Belegger van de Week: Benno de Jong
Waarom bent u met beleggen begonnen?
‘In 1978 begon ik als jongste bediende bij ABN en mijn belangstelling voor de beurs werd al snel gewekt. In een schriftje hield ik de koersen bij van verschillende bedrijven, mijn eerste aankoop op de beurs betrof aandelen van het Limburgse bedrijf Sphinx. In 1987 heb ik samen met een vriend de beleggersvereniging Ons Belang opgericht, een paar maanden voordat op Black Monday de koersen in elkaar zakten. De club bestaat nog steeds. De leden wonen nu verspreid over het land maar we komen nog één keer in de drie maanden bij elkaar om over onze beleggingen en nieuwe kansen op de beurs te praten.’
Waarom bent u nu een actieve belegger?
‘Beleggen is leuk en interessant. Bovendien is de rente heel erg laag, je vermogen brengt niets op als je het op de bank zet. Beleggen rendeert nog.’
Wat was uw grootste succes?
‘Waarschijnlijk is dat het aandeel Adyen geweest, dat vorig jaar voor €240 naar de beurs ging. Particuliere beleggers konden niet inschrijven bij de beursintroductie, maar ik heb een paar maanden later aandelen Adyen gekocht. Inmiddels staat het aandeel ruim boven de €700. Dat is een hoge prijs voor zo’n fonds. Daarom verwacht ik dat er een aandelensplitsing komt. Meestal gaat de koers daarna weer omhoog.’

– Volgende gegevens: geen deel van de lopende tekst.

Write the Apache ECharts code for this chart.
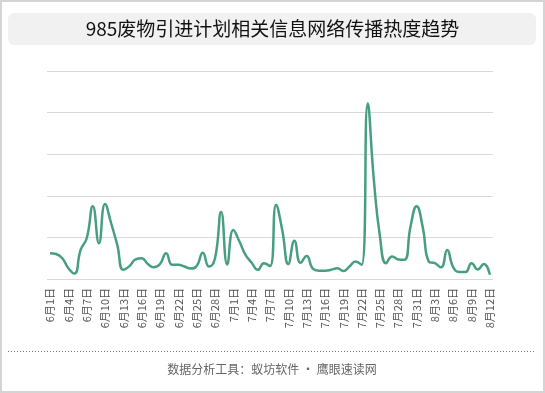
<!DOCTYPE html>
<html><head><meta charset="utf-8">
<script src="https://cdn.jsdelivr.net/npm/echarts@6/dist/echarts.min.js"></script>
<style>html,body{margin:0;padding:0;background:#fff}#c{width:545px;height:393px}</style>
</head><body><div id="c"></div>
<script>
const titleText = '985废物引进计划相关信息网络传播热度趋势';
const footerText = '数据分析工具：蚁坊软件 · 鹰眼速读网';
const categories = [
 '6月1日','6月2日','6月3日','6月4日','6月5日','6月6日','6月7日','6月8日','6月9日','6月10日',
 '6月11日','6月12日','6月13日','6月14日','6月15日','6月16日','6月17日','6月18日','6月19日','6月20日',
 '6月21日','6月22日','6月23日','6月24日','6月25日','6月26日','6月27日','6月28日','6月29日','6月30日',
 '7月1日','7月2日','7月3日','7月4日','7月5日','7月6日','7月7日','7月8日','7月9日','7月10日',
 '7月11日','7月12日','7月13日','7月14日','7月15日','7月16日','7月17日','7月18日','7月19日','7月20日',
 '7月21日','7月22日','7月23日','7月24日','7月25日','7月26日','7月27日','7月28日','7月29日','7月30日',
 '7月31日','8月1日','8月2日','8月3日','8月4日','8月5日','8月6日','8月7日','8月8日','8月9日',
 '8月10日','8月11日','8月12日'
];
const heat = [
 62,60,50,26,13,70,98,175,86,180,
 134,82,22,31,47,50,36,28,36,62,
 34,34,30,25,31,63,30,50,161,35,
 118,90,58,39,22,38,31,178,118,36,
 92,39,55,25,20,20,22,26,19,30,
 42,34,422,238,102,38,54,47,46,126,
 175,125,42,38,28,70,28,17,17,38,
 23,36,10
];
const chart = echarts.init(document.getElementById('c'), null, {renderer:'canvas'});
chart.setOption({
  animation:false,
  grid:{left:47,right:52,top:71,bottom:114},
  xAxis:{type:'category',data:categories,boundaryGap:true,
    axisLine:{show:false},axisTick:{show:false},
    axisLabel:{interval:2,rotate:90,fontSize:11,color:'#555',margin:9,fontFamily:'Noto Sans CJK SC'}},
  yAxis:{type:'value',min:0,max:500,interval:100,
    axisLabel:{show:false},axisLine:{show:false},axisTick:{show:false},
    splitLine:{lineStyle:{color:'#d9d9d9',width:1}}},
  series:[{type:'line',data:heat,smooth:true,symbol:'none',
    lineStyle:{color:'#479e80',width:2.5}}],
  graphic:[
    {type:'rect',shape:{x:1,y:1,width:543,height:391},style:{fill:'none',stroke:'#d4d4d4',lineWidth:2},z:-10},
    {type:'rect',shape:{x:8,y:13,width:528,height:32,r:6},style:{fill:'#f1f1f1'},z:-5},
    {type:'text',x:272.5,y:29,style:{text:titleText,fill:'#111',font:'19px "Noto Sans CJK SC"',textAlign:'center',textVerticalAlign:'middle'}},
    {type:'line',shape:{x1:8,y1:351.5,x2:536,y2:351.5},style:{stroke:'#777',lineWidth:1,lineDash:[1,2]}},
    {type:'text',x:272,y:369.5,style:{text:footerText,fill:'#666',font:'12px "Noto Sans CJK SC"',textAlign:'center',textVerticalAlign:'middle'}}
  ]
});
</script></body></html>
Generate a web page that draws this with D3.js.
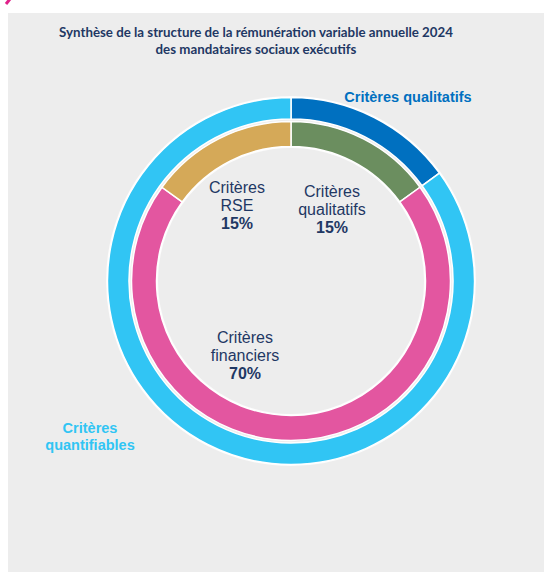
<!DOCTYPE html>
<html><head><meta charset="utf-8">
<script src="https://cdn.jsdelivr.net/npm/d3@7"></script>
<style>body{margin:0;background:#fff;}svg{display:block;}</style>
</head><body>
<svg id="chart" width="544" height="572"></svg>
<script>
// ---- data ----
const titleLines = ["Synthèse de la structure de la rémunération variable annuelle 2024", "des mandataires sociaux exécutifs"];
const innerCategories = ["Critères qualitatifs", "Critères financiers", "Critères RSE"];
const innerValues = [15, 70, 15];
const innerLabelLines = [["Critères", "qualitatifs"], ["Critères", "financiers"], ["Critères", "RSE"]];
const outerCategories = ["Critères qualitatifs", "Critères quantifiables"];
const outerValues = [15, 85];
const outerLabelLines = [["Critères qualitatifs"], ["Critères", "quantifiables"]];

// ---- style / layout ----
const innerColors = ["#6B8E5F", "#E356A0", "#D5A958"];
const outerColors = ["#0070C0", "#31C5F4"];
const cx = 291, cy = 281;
const innerLabelPos = [[332, 197], [245, 343], [237, 193]];
const outerLabelPos = [[408, 102], [90, 433]];

const svg = d3.select("#chart");
svg.append("rect").attr("x", 8).attr("y", 13).attr("width", 536).attr("height", 559).attr("fill", "#EDEDED");
svg.append("line").attr("x1", 6).attr("y1", 4).attr("x2", 10).attr("y2", -1).attr("stroke", "#E0218A").attr("stroke-width", 3);

const title = svg.append("text").attr("text-anchor", "middle")
  .attr("font-family", "Lato, 'Open Sans', sans-serif").attr("font-weight", "bold")
  .attr("font-size", 13.3).attr("fill", "#1F3864");
titleLines.forEach((t, i) => title.append("tspan").attr("x", 256).attr("y", 37 + i * 17).text(t));

const pie = d3.pie().sort(null).value(d => d);
const g = svg.append("g").attr("transform", `translate(${cx},${cy})`);

const outerArc = d3.arc().innerRadius(162).outerRadius(183.5);
const innerArc = d3.arc().innerRadius(134.5).outerRadius(159.5);

// white halos
g.append("circle").attr("r", 184).attr("fill", "none").attr("stroke", "#fff").attr("stroke-width", 2).attr("opacity", 0.8);
g.append("circle").attr("r", 134).attr("fill", "none").attr("stroke", "#fff").attr("stroke-width", 2).attr("opacity", 0.8);

g.selectAll("path.outer").data(pie(outerValues)).join("path").attr("class", "outer")
  .attr("d", outerArc).attr("fill", (d, i) => outerColors[i])
  .attr("stroke", "#fff").attr("stroke-width", 1.5);
g.selectAll("path.inner").data(pie(innerValues)).join("path").attr("class", "inner")
  .attr("d", innerArc).attr("fill", (d, i) => innerColors[i])
  .attr("stroke", "#fff").attr("stroke-width", 1.5);

// inner labels
innerCategories.forEach((c, i) => {
  const t = svg.append("text").attr("text-anchor", "middle")
    .attr("font-family", "'Liberation Sans', Arial, sans-serif").attr("font-size", 16).attr("fill", "#1F3864");
  const [x, y] = innerLabelPos[i];
  innerLabelLines[i].forEach((l, j) => t.append("tspan").attr("x", x).attr("y", y + j * 18).text(l));
  t.append("tspan").attr("x", x).attr("y", y + 36).attr("font-weight", "bold").text(innerValues[i] + "%");
});

// outer labels
outerCategories.forEach((c, i) => {
  const t = svg.append("text").attr("text-anchor", "middle")
    .attr("font-family", "'Liberation Sans', Arial, sans-serif").attr("font-weight", "bold")
    .attr("font-size", 14.5).attr("fill", outerColors[i]);
  const [x, y] = outerLabelPos[i];
  outerLabelLines[i].forEach((l, j) => t.append("tspan").attr("x", x).attr("y", y + j * 17).text(l));
});
</script>
</body></html>
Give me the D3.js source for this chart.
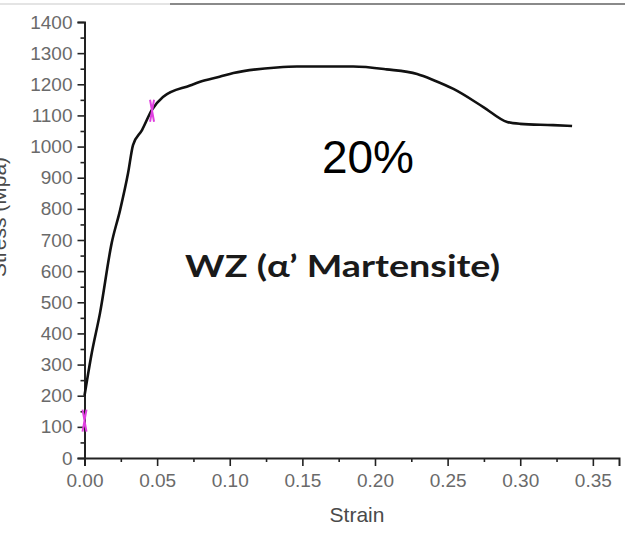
<!DOCTYPE html>
<html>
<head>
<meta charset="utf-8">
<script src="https://cdn.jsdelivr.net/npm/d3@7"></script>
<style>
  body { margin: 0; background: #fff; }
  svg { display: block; }
</style>
</head>
<body>
<svg></svg>
<script>
// stress-strain curve, values
const strain = [0, 0.005, 0.0107, 0.0187, 0.0245, 0.030, 0.0334, 0.0396, 0.0463, 0.054,
  0.0727, 0.0796, 0.093, 0.1025, 0.1325, 0.1463, 0.185, 0.208, 0.229, 0.240,
  0.254, 0.2746, 0.291, 0.300, 0.3226, 0.3357];
const stress = [200, 337, 466, 690, 796, 915, 1005, 1053, 1117, 1159,
  1196, 1208, 1224, 1236, 1254, 1257, 1257, 1248, 1233, 1214,
  1185, 1127, 1079, 1073, 1069, 1066];

// magenta markers
const markStrain = [0, 0.0465];
const markStress = [120, 1115];

const xTicks = [0, 0.05, 0.10, 0.15, 0.20, 0.25, 0.30, 0.35];
const yTicks = d3.range(0, 1401, 100);

const w = 625;
const h = 535;
const svg = d3.select("svg").attr("width", w).attr("height", h);

const xScale = d3.scaleLinear().domain([0, 0.368]).range([84.5, 619]);
const yScale = d3.scaleLinear().domain([0, 1400]).range([458, 22]);

// cropped-screenshot border at top
svg.append("line").attr("x1", 0).attr("x2", 170).attr("y1", 4).attr("y2", 4)
  .attr("stroke", "#e4e4e4").attr("stroke-width", 2);
svg.append("line").attr("x1", 170).attr("x2", 625).attr("y1", 4).attr("y2", 4)
  .attr("stroke", "#8a8a8a").attr("stroke-width", 2);

// minor ticks
svg.append("g").attr("class", "minor")
  .attr("transform", "translate(0,458)")
  .call(d3.axisBottom(xScale).tickValues(d3.range(0.025, 0.36, 0.05)).tickSize(4).tickFormat(""));
svg.append("g").attr("class", "minor")
  .attr("transform", "translate(84.5,0)")
  .call(d3.axisLeft(yScale).tickValues(d3.range(50, 1400, 100)).tickSize(4).tickFormat(""));

// x axis
svg.append("g").attr("class", "axis")
  .attr("transform", "translate(0,458)")
  .call(d3.axisBottom(xScale).tickValues(xTicks).tickSize(8).tickPadding(8)
    .tickFormat(d3.format(".2f")));

// y axis
svg.append("g").attr("class", "axis")
  .attr("transform", "translate(84.5,0)")
  .call(d3.axisLeft(yScale).tickValues(yTicks).tickSize(7).tickPadding(5)
    .tickFormat(d3.format("d")));

svg.selectAll(".axis path").attr("stroke", "#222").attr("stroke-width", 2);
svg.selectAll(".axis .tick line, .minor .tick line").attr("stroke", "#222").attr("stroke-width", 1.6);
svg.selectAll(".minor path").remove();
svg.selectAll(".axis text")
  .attr("fill", "#6a6a6a")
  .style("font-family", "Liberation Sans, Arial, sans-serif")
  .style("font-size", "19px");

// axis titles
svg.append("text")
  .attr("x", 357).attr("y", 522)
  .attr("text-anchor", "middle")
  .attr("fill", "#4a4a4a")
  .style("font-family", "Liberation Sans, Arial, sans-serif")
  .style("font-size", "21px")
  .text("Strain");

svg.append("text")
  .attr("transform", "translate(6,217) rotate(-90)")
  .attr("text-anchor", "middle")
  .attr("fill", "#4a4a4a")
  .style("font-family", "Liberation Sans, Arial, sans-serif")
  .style("font-size", "21px")
  .text("Stress (Mpa)");

// curve
const line = d3.line()
  .x((d, i) => xScale(strain[i]))
  .y((d, i) => yScale(stress[i]))
  .curve(d3.curveMonotoneX);

svg.append("path")
  .datum(stress)
  .attr("d", line)
  .attr("fill", "none")
  .attr("stroke", "#111")
  .attr("stroke-width", 2.6)
  .attr("stroke-linejoin", "round");

// markers
markStrain.forEach((s, i) => {
  const cx = xScale(s), cy = yScale(markStress[i]);
  svg.append("path")
    .attr("d", `M${cx - 2},${cy - 11}L${cx + 2},${cy + 11}M${cx + 2},${cy - 11}L${cx - 2},${cy + 11}`)
    .attr("stroke", "#e040e0")
    .attr("stroke-width", 2)
    .attr("fill", "none");
});

// annotations
svg.append("text")
  .attr("x", 368).attr("y", 173)
  .attr("text-anchor", "middle")
  .attr("fill", "#000")
  .style("font-family", "Liberation Sans, Arial, sans-serif")
  .style("font-size", "46px")
  .text("20%");

svg.append("text")
  .attr("x", 185).attr("y", 277)
  .attr("textLength", 315)
  .attr("lengthAdjust", "spacingAndGlyphs")
  .attr("fill", "#1a1a1a")
  .style("font-family", "Lato, Open Sans, sans-serif")
  .style("font-weight", "bold")
  .style("font-size", "31px")
  .text("WZ (\u03b1\u2019 Martensite)");
</script>
</body>
</html>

Wat was uw grootste teleurstelling?
‘Het kleine bedrijf Probiodrug heb ik ooit veel te hoog gekocht, op een koers van €16 per aandeel. Het is een farmaciebedrijf dat bezig is met de ontwikkeling van een medicijn tegen Alzheimer, maar de koers is sindsdien gezakt tot ongeveer €5. Toch verwacht ik dat er een moment komt dat de koers weer gaat stijgen. Er is weinig concurrentie en het bedrijf heeft een kapitaalinjectie gekregen. Het is een zaak van de lange adem, maar dat is altijd zo bij medicijnen die in de pijplijn zitten.’
Hoeveel tijd besteedt u aan beleggen?
‘Iedere dag kijk ik om 9.00 uur op de app van de Financieele Telegraaf (DFT) naar de openingskoersen. Mijn mobiele telefoon is onmisbaar, want ik handel regelmatig in turbo’s en daar moet je bovenop zitten. Ook volg ik de berichtgeving op RTL-Z. In de bibliotheek lees ik altijd Beleggers Belangen. Soms zie ik een tip die ik zelf in praktijk breng. Daarnaast kost de beleggingsclub tijd, dus gemiddeld ben ik zeker één uur per dag met beleggen bezig.’
Wat is uw beleggingsstijl?
‘Voor mij zijn twee dingen belangrijk: winst nemen én verlies nemen. Veel beleggers wachten na een koersdaling tot het weer goed komt, maar dat vind ik geen goede strategie. Je kunt beter switchen naar een beter fonds. Ga maar na: als de koers met 50% zakt, moet deze daarna 100% stijgen om op hetzelfde niveau te komen. Mijn portefeuille bestaat voor een groot deel uit aandelen, gespreid over verschillende sectoren, met een voorkeur voor blue chips. Daarnaast bestaat een klein deel uit turbo’s, dat is het speculatieve deel van mijn portefeuille. Je moet er feeling voor hebben: hoe dichter de actuele koers bij de stoploss-koers komt, hoe meer je erop moet zitten.’
Wat is uw grootste ergernis?
‘Het stoort mij als beleggers het advies geven om op de laagste koers te kopen en op het hoogste punt te verkopen. De beurs is niet te voorspellen en niemand heeft de wijsheid in pacht. Neem die mensen die in het programma van Harry Mens zitten en grote koersstijgingen voorspellen. Je moet een half jaar na de uitzending eens kijken naar de actuele koers: soms is die gehalveerd.’
Welke belegger bewondert u het meest?
‘Eerlijk gezegd bewonder ik niemand.’
Wat verwacht u de komende tijd van de beurs?
‘Een oude beurswijsheid “Sell in may and go away, but remember to come back in september”. De afgelopen jaren was er geen zomerdip, maar dit jaar ben ik er niet gerust op. Ik houd er rekening mee dat de index in de zomer 10 tot 15% kan zakken. Daarom ben ik meer liquide gegaan.’
Welke tip hebt u voor andere beleggers?
‘Kijk naar fondsen waarvan de intrinsieke waarde hoger is dan de koerswaarde. En beleg in bedrijven waar je in gelooft. Het eerder genoemde Probiodrug is een mogelijkheid en bij Adyen is er speculatieve ruimte voor een koersstijging.’